I have had two nights when I have been in pain with hunger, as I am not eating or trying not to eat after six, but if it’s keeping me awake, this is not good.

So this week’s shopping, I have ordered yogurts and lots of tomatoes. Nice combination? Haha.

Obviously I won’t mix them but have them separately.

God, I hate bad nights like this one? I even tried to have a bath to relax and the stupid tap kept falling off the wall into the bath.

It’s a really old bathroom, but it is here to stay for many years.

I cooked fish for tea and the house stinks of it. I did have a candle burning that my friend bought me for Christmas, but someone, removed it for his bedroom, so there it burns right now. Upstairs smells beautiful, down here? Hmm.

OK, grump over; I shall end this blog on a high, haha. A joke, so some would say, “oh no… Here goes!

I used to drink all brands of beer. Now, I am older Budweiser!

 

Get it?

No?

Oh!

Try another one then.

What do you call a group of musical pigs?
An oinkestra!

 

Has that made you pink with laughter?

No?

OK, you lot are hard to please, one more.

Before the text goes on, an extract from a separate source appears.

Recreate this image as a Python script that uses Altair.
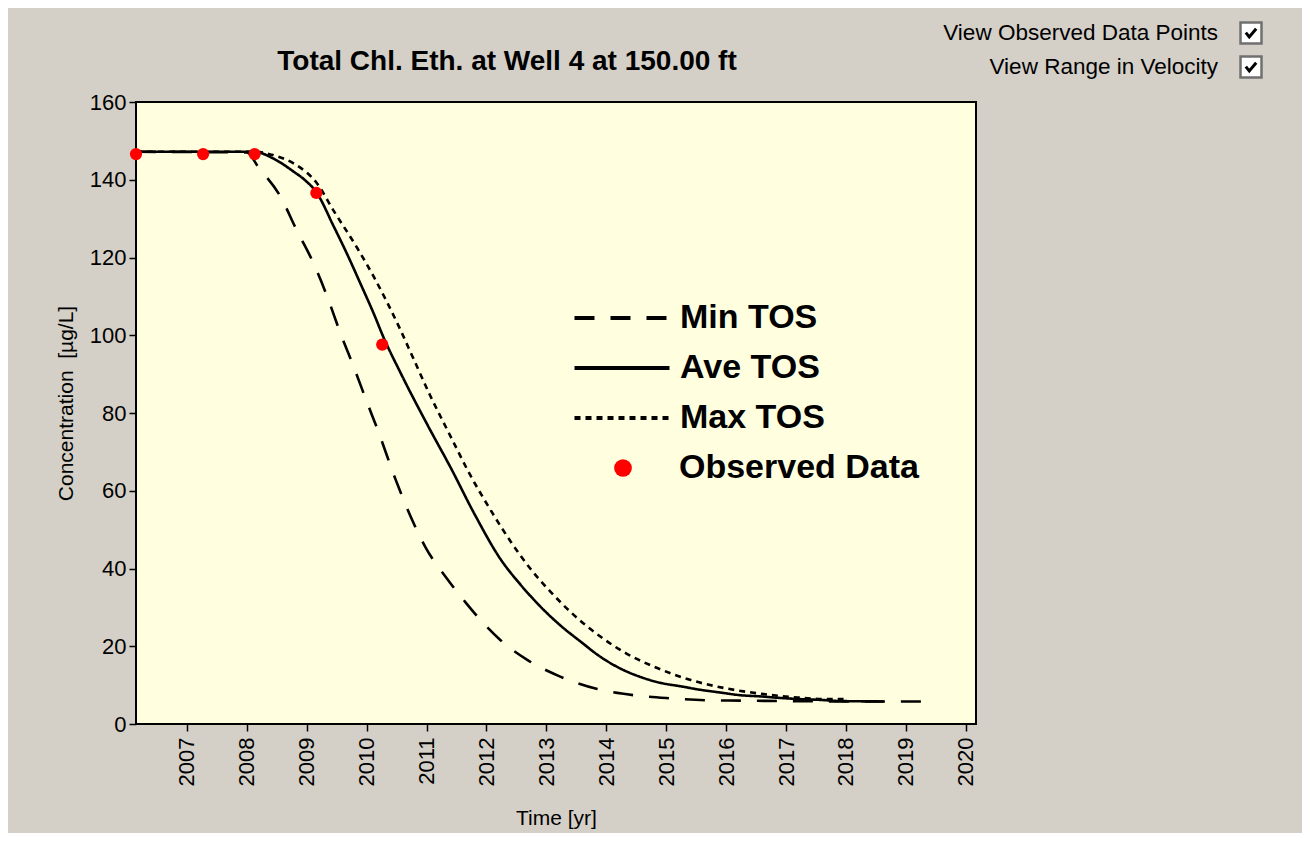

A man walks into a bar, and tells the bartender to pour him a 12 year old single malt scotch "before the trouble starts." The bartender pours his drink and quietly moves away.
After finishing his drink, the man calls the bartender back and tells him "pour me a 15 year old scotch before the trouble starts." The bartender thinks this is very strange but pours him the 15 year old scotch.
After finishing that drink, the man tells the bartender to pour him an 18 year old scotch "before the trouble starts." The bartender is becoming a little worried, but pours him the 18 year old scotch.
Before the man finishes his 18 year old scotch, the bartender finally gets up the nerve to ask: "Say friend, when this trouble is going to start?" To which the man replies: "The trouble starts, when you find out that I don't have any money."